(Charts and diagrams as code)
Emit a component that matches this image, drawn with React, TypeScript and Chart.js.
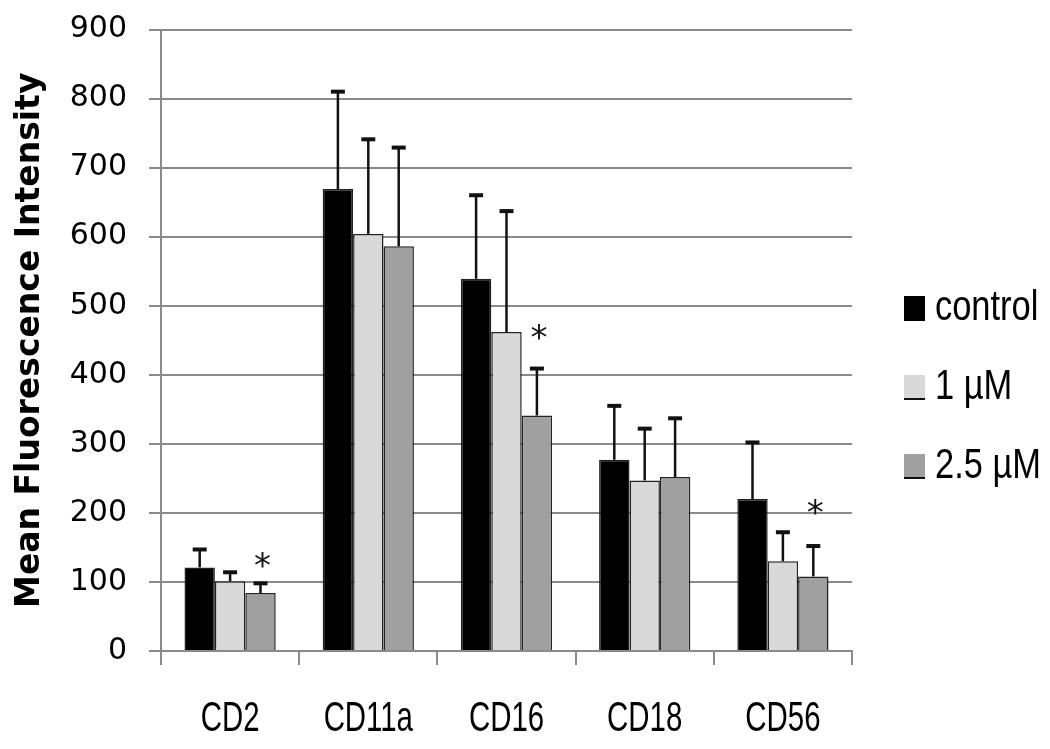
import React, { useEffect, useRef } from "react";
import { Chart, registerables } from "chart.js";

Chart.register(...registerables);

const categories = ["CD2", "CD11a", "CD16", "CD18", "CD56"];
const seriesLabels = ["control", "1 µM", "2.5 µM"];
const controlValues = [121, 669, 539, 277, 220];
const controlErrors = [26, 141, 121, 78, 82];
const oneMicroValues = [101, 604, 462, 247, 130];
const oneMicroErrors = [13, 137, 175, 75, 42];
const twoHalfMicroValues = [84, 586, 341, 252, 108];
const twoHalfMicroErrors = [14, 143, 68, 85, 44];
// asterisk (significance) marks on the 2.5 µM series, at value level
const significanceMarks = [130, null, 460, null, 207];
const yTicks = [0, 100, 200, 300, 400, 500, 600, 700, 800, 900];

const seriesColors = ["#000000", "#d9d9d9", "#a0a0a0"];
const narrowFont = "'Liberation Sans', Arial, sans-serif";
const wideFont = "'DejaVu Sans', Verdana, sans-serif";

const errorArrays = [controlErrors, oneMicroErrors, twoHalfMicroErrors];

const errorBarPlugin = {
  id: "errorBars",
  afterDatasetsDraw(chart: any) {
    const ctx = chart.ctx;
    const yScale = chart.scales.y;
    ctx.save();
    ctx.strokeStyle = "#111";
    chart.data.datasets.forEach((ds: any, di: number) => {
      const meta = chart.getDatasetMeta(di);
      meta.data.forEach((el: any, i: number) => {
        const v = ds.data[i];
        const e = errorArrays[di][i];
        const top = yScale.getPixelForValue(v + e);
        ctx.lineWidth = 2.5;
        ctx.beginPath();
        ctx.moveTo(el.x, el.y);
        ctx.lineTo(el.x, top);
        ctx.stroke();
        ctx.lineWidth = 4;
        ctx.beginPath();
        ctx.moveTo(el.x - 7, top);
        ctx.lineTo(el.x + 7, top);
        ctx.stroke();
      });
    });
    const meta = chart.getDatasetMeta(2);
    ctx.fillStyle = "#111";
    ctx.font = `34px ${wideFont}`;
    ctx.textAlign = "center";
    ctx.textBaseline = "middle";
    significanceMarks.forEach((m, i) => {
      if (m == null) return;
      const el = meta.data[i];
      ctx.fillText("*", el.x + 2, yScale.getPixelForValue(m) + 7);
    });
    ctx.restore();
  },
};

const labelsPlugin = {
  id: "narrowLabels",
  afterDraw(chart: any) {
    const ctx = chart.ctx;
    const area = chart.chartArea;
    const xScale = chart.scales.x;
    ctx.save();
    ctx.fillStyle = "#000";
    ctx.font = `42px ${narrowFont}`;
    ctx.textAlign = "center";
    ctx.textBaseline = "middle";
    (chart.data.labels as string[]).forEach((lab, i) => {
      ctx.save();
      ctx.translate(xScale.getPixelForValue(i), area.bottom + 68);
      ctx.scale(0.7, 1);
      ctx.fillText(lab, 0, 0);
      ctx.restore();
    });
    // legend
    const x0 = area.right + 52;
    const rows = [308, 387, 466];
    chart.data.datasets.forEach((ds: any, i: number) => {
      const cy = rows[i];
      ctx.fillStyle = ds.backgroundColor;
      ctx.fillRect(x0, cy - 12, 21, 25);
      if (i > 0) {
        ctx.fillStyle = "#111";
        ctx.fillRect(x0, cy + 11, 21, 2);
      }
      ctx.fillStyle = "#000";
      ctx.font = `42px ${narrowFont}`;
      ctx.textAlign = "left";
      ctx.textBaseline = "middle";
      ctx.save();
      ctx.translate(x0 + 31, cy);
      ctx.scale(0.82, 1);
      ctx.fillText(ds.label, 0, 0);
      ctx.restore();
    });
    ctx.restore();
  },
};

export default function App() {
  const ref = useRef<HTMLCanvasElement>(null);
  useEffect(() => {
    document.body.style.margin = "0";
    const canvas = ref.current;
    if (!canvas) return;
    const valuesList = [controlValues, oneMicroValues, twoHalfMicroValues];
    const chart = new Chart(canvas, {
      type: "bar",
      data: {
        labels: categories,
        datasets: seriesLabels.map((label, i) => ({
          label,
          data: valuesList[i],
          backgroundColor: seriesColors[i],
          borderColor: "#222",
          borderWidth: 1.5,
          categoryPercentage: 0.66,
          barPercentage: 1.0,
        })),
      },
      options: {
        responsive: false,
        animation: false,
        layout: { padding: { top: 0, right: 198, left: 0, bottom: 0 } },
        plugins: { legend: { display: false }, tooltip: { enabled: false } },
        scales: {
          x: {
            grid: {
              display: true,
              drawOnChartArea: false,
              drawTicks: true,
              tickLength: 14,
              color: "#8a8a8a",
              lineWidth: 2,
            },
            border: { color: "#8a8a8a", width: 2 },
            ticks: { display: false },
            afterFit(scale: any) {
              scale.height = 98;
            },
          },
          y: {
            min: 0,
            max: 900,
            afterBuildTicks(scale: any) {
              scale.ticks = yTicks.map((v) => ({ value: v }));
            },
            grid: {
              color: "#8a8a8a",
              lineWidth: 2,
              tickLength: 12,
            },
            border: { color: "#8a8a8a", width: 2 },
            ticks: {
              color: "#000",
              font: { family: wideFont, size: 30, lineHeight: 0.5 },
              padding: 22,
            },
            title: {
              display: true,
              text: "Mean Fluorescence Intensity",
              color: "#000",
              font: { family: wideFont, size: 33, weight: "bold" },
              padding: { top: 11, bottom: 0 },
            },
            afterFit(scale: any) {
              scale.width = 161;
            },
          },
        },
      },
      plugins: [errorBarPlugin, labelsPlugin],
    });
    return () => chart.destroy();
  }, []);
  return (
    <div style={{ width: 1050, height: 749 }}>
      <canvas ref={ref} width={1050} height={749} style={{ display: "block" }} />
    </div>
  );
}
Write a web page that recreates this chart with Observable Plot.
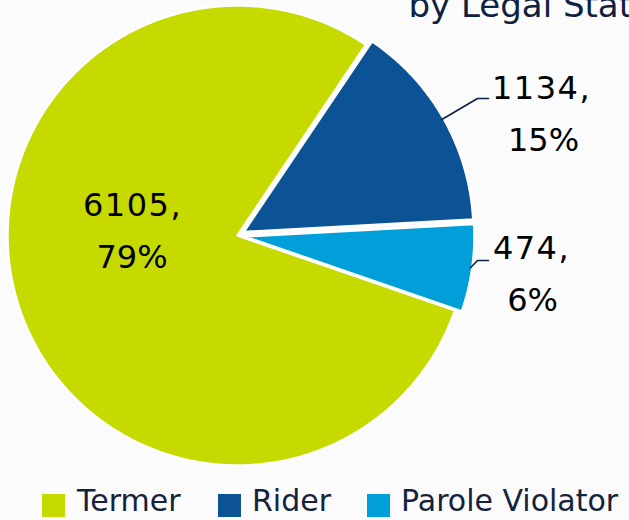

- _Given exercise_:
Set down again, exactly, the lines of the material above from its first line to the one with "Chart.register(...registerables);", inclusive. Leave the pictures out.

- _Result of this exercise_:
Emit a component that matches this image, drawn with React, TypeScript and Chart.js.
import React, { useEffect, useRef } from "react";
import { Chart, registerables } from "chart.js";

Chart.register(...registerables);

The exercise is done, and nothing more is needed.